原论文阅读--CVPR2018--video object segmentation--2

DeLS-3D: Deep Localization and Segmentation with a 3D Semantic Map

略读，motivation

This research focuses on two crucial technologies in the application of autonomous driving: self-localization/camera pose estimation, scene parsing. They design a sensor fusion scheme that integrates camera videos, motion sensor (GPS/IMU) and a 3D semantic map together. The first step is camera pose estimation, followed by sense parsing.

启发

在进行video object segmentation时，可以先使用传统方法对frame进行预处理（直方图均衡化等），减弱光照、颜色变化等对最终结果的影响

Low-latency video semantic segmentation

这里写图片描述

Research background

Video analysis tasks usually involve large volume of data, requiring huge computing resources. However, many real-world systems that need video segmentation, e.g., autonomous driving, have strict requirements on the latency of response time.
Video semantic segmentation methods can be categorized into two classes: high-level modeling and feature-level propagation. In order to reduce the latency of response time, this work resorts to feature-level propagation method, which attempts to reuse the features in preceding frames to accelerate computing.
When exploiting temporal correlations, existing methods usually treating all locations indepedently and uniformally, ignoring the different characteristics between smooth region and boundaries.

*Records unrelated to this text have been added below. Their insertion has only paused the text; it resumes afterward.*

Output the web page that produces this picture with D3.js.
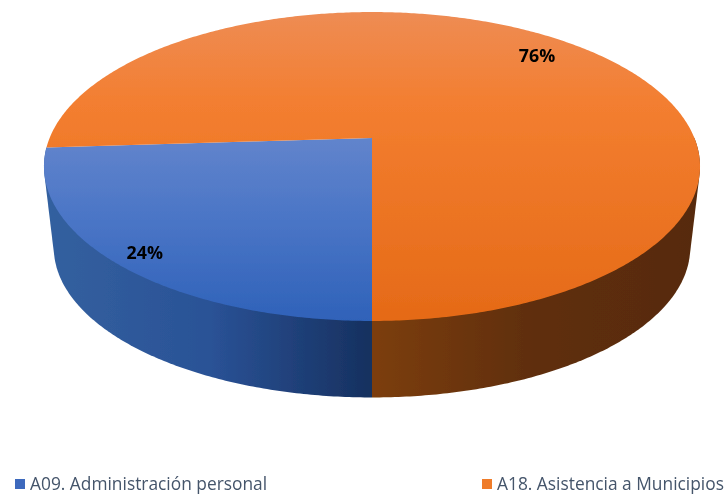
<!DOCTYPE html>
<html><head><meta charset="utf-8">
<script src="https://cdn.jsdelivr.net/npm/d3@7"></script>
<style>html,body{margin:0;padding:0;background:#fff}svg{display:block}</style></head>
<body><svg id="c" width="727" height="496"></svg>
<script>
const categories = ["A09. Administración personal", "A18. Asistencia a Municipios"];
const values = [24, 76];
const labels = ["24%", "76%"];
const topStops = [[[0, "#6184cc"], [0.45, "#4a75c6"], [1, "#2f62b9"]], [[0, "#ee8c54"], [0.3, "#f37e30"], [1, "#e56a17"]]];
const sideStops = [["#33609f", "#2a5296", "#16305f"], ["#7c3e0b", "#5f2e0b", "#572b0b"]];
const swatchColors = ["#3c69bd", "#ef7b2a"];

const svg = d3.select("#c");
const defs = svg.append("defs");
defs.append("filter").attr("id", "soft").append("feGaussianBlur").attr("stdDeviation", 0.35);
const root = svg.append("g").attr("filter", "url(#soft)");
const cx = 372, cy = 138, A = 322.4, a = 149.2, b = 0.1845, depthY = 82, s = 0.97;

const pie = d3.pie().sort(null).value(d => d).startAngle(Math.PI).endAngle(3 * Math.PI);
const arcs = pie(values);

function rim(t, lower) {
  const u = Math.sin(t), v = -Math.cos(t), k = 1 - b * v, f = lower ? s : 1;
  return [cx + f * A * u / k, cy + (lower ? depthY : 0) + f * a * v / k];
}
const line = d3.line();
const sample = (t0, t1) => { const n = Math.ceil(Math.abs(t1 - t0) / 0.01); return d3.range(n + 1).map(i => t0 + (t1 - t0) * i / n); };

const topY = [[139, 321], [12, 321]];
arcs.forEach((d, i) => {
  const g = defs.append("linearGradient").attr("id", "top" + i).attr("gradientUnits", "userSpaceOnUse")
    .attr("x1", 0).attr("x2", 0).attr("y1", topY[i][0]).attr("y2", topY[i][1]);
  topStops[i].forEach(c => g.append("stop").attr("offset", c[0]).attr("stop-color", c[1]));
});
const sideX = [[50, 372], [372, 697]];
arcs.forEach((d, i) => {
  const g = defs.append("linearGradient").attr("id", "side" + i).attr("gradientUnits", "userSpaceOnUse")
    .attr("x1", sideX[i][0]).attr("x2", sideX[i][1]).attr("y1", 0).attr("y2", 0);
  sideStops[i].forEach((c, j) => g.append("stop").attr("offset", j / 2).attr("stop-color", c));
});

// side walls: the longest front-facing stretch of each slice, as a convex outline
const windows = [[Math.PI / 2, 3 * Math.PI / 2], [5 * Math.PI / 2, 7 * Math.PI / 2]];
arcs.forEach((d, i) => {
  const spans = windows.map(w => [Math.max(w[0], d.startAngle), Math.min(w[1], d.endAngle)]);
  const span = spans.reduce((p, c) => (c[1] - c[0] > p[1] - p[0] ? c : p));
  const pts = sample(span[0], span[1]);
  const hull = d3.polygonHull(pts.map(t => rim(t, false)).concat(pts.map(t => rim(t, true))));
  root.append("path").attr("d", line(hull) + "Z").attr("fill", `url(#side${i})`);
});

// top faces
arcs.forEach((d, i) => {
  const pts = sample(d.startAngle, d.endAngle).map(t => rim(t, false));
  root.append("path").attr("d", line([[cx, cy]].concat(pts)) + "Z").attr("fill", `url(#top${i})`);
});

// data labels
const labelPos = [[144.8, 259], [537, 62]];
arcs.forEach((d, i) => {
  root.append("text").attr("x", labelPos[i][0]).attr("y", labelPos[i][1]).attr("text-anchor", "middle")
    .attr("font-family", "'Open Sans'").attr("font-weight", 700).attr("font-size", 17.8).attr("fill", "#000").text(labels[i]);
});

// legend
const legendX = d3.scalePoint().domain(categories).range([15, 482]);
categories.forEach((c, i) => {
  root.append("rect").attr("x", legendX(c)).attr("y", 479).attr("width", 10).attr("height", 10)
    .attr("fill", swatchColors[i]);
  root.append("text").attr("x", legendX(c) + 15).attr("y", 489.5)
    .attr("font-family", "'Open Sans'").attr("font-size", 17.35).attr("fill", "#44546a").text(c);
});
</script></body></html>
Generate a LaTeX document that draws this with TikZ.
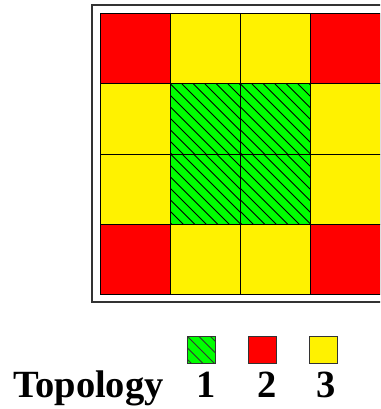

Motivation and proposed approach

This work aims to reduce not only the overall cost but also the maximum latency, while maintaining competitive performance. Firstly, they propose an adaptive feature propagation component, which applies a spatially variant convolution to combine features from preceding frames. Besides, they adaptively allocate keyframes on demand based on accuracy prediction and incorporate a parallel scheme to coordinate keyframe computation and feature propagation (quite technical).

优点

在计算video object segmentation问题时，对相邻帧之间的feature重复利用，可以提高效率
工程实现比较好

潜在不足

（暂时不确定）

疑惑

作者提出的spatially variant convolution具体是什么？它如何实现adaptive feature propagation？
keyframe如何确定？它的作用是什么？如何通过分配keyframe高效地实现并行？

Weakly-Supervised Action Segmentation with Iterative Soft Boundary Assignment

在这里插入图片描述

Research background

This work aims to assign pre-frame semantic labels under weak supervision. For example, with action transcripts supervision, the algorithm can access a set of action units organized by their occurrence order in a video, but has no information about the precise boundary of their temporal boundary.
Conventional methods stick to RNN to encode video data, go through all possible actions and search one with maximal likelihood with various algorithms, such as, Hidden Markov Modle. However, these methods suffer from expensive computational costs.

Motivation and Proposed approach

This work proposes an action segmentation approach that adopts a temporal convolution network to predict frame-wise action label. In order to learn under weak supervision, this work proposes a novel training strategy, namely, Iterative Soft Boundary Assignment, which aligns action sequences and updates in an iterative fashion.

优点

对于输入的frame，使用时序卷积，建立起一种encoder-decoder with lateral connection的结构，网络结构比较优美

缺点

每次处理sequence的长度是固定的

启迪

能否将temporal convolution应用到segmentation问题？它与3D convolution的区别是什么？之前有人做过将3D conv分解为2D+1D，效果怎么样?